Last night I had a dream I was at work behind the counter sitting on a toilet and chatting to my old primary school friends.  What does that mean?  Nothing of course; but it wasn’t an embarrassing dream.  In fact it was quite fun.  Perhaps I’ll try it for real.

So what happened today (during waking hours)?  Well it all started off with the ride in the hot air balloon.  That took me and my fiancĂ©e up to 13,000ft where we enjoyed beautiful views, freezing cold, and a picnic consisting of Melton Mowbray pork pies, sauerkraut, sea cucumber sandwiches, and champagne & strawberries.  After we had finished our picnic, we broke free of our moorings and piloted the balloon at breakneck speeds over treetops.  A squirrel jumped from the top of a majestic conifer into our basket, and managed to complete 40,000 revolutions before I was able to stun it with my peashooter and kick its little arse off my land.

Our little jaunt in the balloon was just for a treat and not a new mode of everyday transport.  Once we landed I wanted to take it easy so I headed down to Washington Square Park with a song in my heart and a pistol in my pocket.  I took my usual seat amongst my fellow chess grandmasters.  While playing I watched street performers juggling and frolicking, children flying kites, young women jogging and old drunkards hobbling and rolling around the floor.  I gave my shoes to a beggar, and bought myself a brand new pair of brogues.  They made me feel like tap dancing down the street, but after a few aborted attempts I gave up and went for a drink instead.

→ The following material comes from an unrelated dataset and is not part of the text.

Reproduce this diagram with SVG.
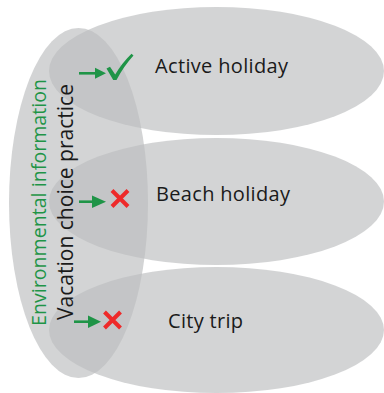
<svg xmlns="http://www.w3.org/2000/svg" width="384" height="393" viewBox="0 0 384 393">
<style>
.bub{fill:rgb(188,189,192);fill-opacity:0.66}
.lbl{font-family:"Open Sans","Liberation Sans",sans-serif;font-size:20px;fill:#1a1a1a}
.env{font-family:"Open Sans","Liberation Sans",sans-serif;font-size:19.5px;fill:#1f9447}
.vac{font-family:"Open Sans","Liberation Sans",sans-serif;font-size:21px;fill:#1a1a1a}
.arr{stroke:#1f9447;stroke-width:2.6;fill:none}
.head{fill:#1f9447}
.x{stroke:#ee2a2a;stroke-width:4;fill:none}
</style>
<rect width="384" height="393" fill="#ffffff"/>
<g id="active">
<ellipse class="bub" cx="216.5" cy="71" rx="167.5" ry="64"/>
<text class="lbl" x="155" y="73" textLength="133">Active holiday</text>
</g>
<g id="beach">
<ellipse class="bub" cx="216.5" cy="201.5" rx="167.5" ry="63.5"/>
<text class="lbl" x="156" y="201" textLength="134">Beach holiday</text>
</g>
<g id="city">
<ellipse class="bub" cx="216.5" cy="330" rx="167.5" ry="63"/>
<text class="lbl" x="168" y="328" textLength="75">City trip</text>
</g>
<g id="choice">
<ellipse class="bub" cx="78.5" cy="203" rx="69.5" ry="175"/>
<text class="env" transform="translate(45.5,326) rotate(-90)" textLength="247">Environmental information</text>
<text class="vac" transform="translate(72.5,320) rotate(-90)" textLength="236">Vacation choice practice</text>
</g>
<g id="connectors">
<line class="arr" x1="79" y1="73.3" x2="96" y2="73.3"/>
<polygon class="head" points="95,67.8 106,73.3 95,78.8"/>
<path class="head" d="M106.5,68.5 L110,66.8 L115.2,74.5 Q122,63 131.5,53.8 L133.5,55.5 Q123.5,66.5 116.5,80 L113.2,80 Z"/>
<line class="arr" x1="79" y1="201.7" x2="93" y2="201.7"/>
<polygon class="head" points="92,195.5 106,201.7 92,207.9"/>
<path class="x" d="M112,190.5 L128,206.5 M128,190.5 L112,206.5"/>
<line class="arr" x1="74" y1="321.7" x2="89" y2="321.7"/>
<polygon class="head" points="88,315.5 101,321.7 88,327.9"/>
<path class="x" d="M104.5,312 L120.5,328 M120.5,312 L104.5,328"/>
</g>
</svg>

A couple of drinks and I was feeling fine so I dipped into my secret tunnel through the centre of the earth and popped out in Australia.  After sorting out the mess with all those little floods and stuff, I went to the beech to fill up on shrimp, and indulge my dangerous hobby of blue-ringed octopus harassing.  Anyway, as I was doing all of this malarkey a terminator materialised before me.  It was naked, like they are, and I gave it a chance to dress quickly before the chase was on.  It got its foot stuck in a drain, and it was an obsolete model so I had no real problem vanquishing it and before I knew it I was able to get on with my day as though nothing had happened.  Not much to write home about there.  Regardless to say, the future of mankind is safe.

I retreated back into my underground catacombs, where I can wander freely from continent to continent , popped my head above ground in Albuquerque, New Mexico, made a left turn and eventually ended up at my final destination for the day, the Nameless City beyond the mountains of madness central to the Antarctic continent.  Sadly I saw no Shoggoths, no Elder Things, and certainly no other Cthulhu mythological beasts, demons or gods.  The city was long abandoned, and I only explored a small portion of it.  I will return when I am properly equipped.  The most important thing now is sleep.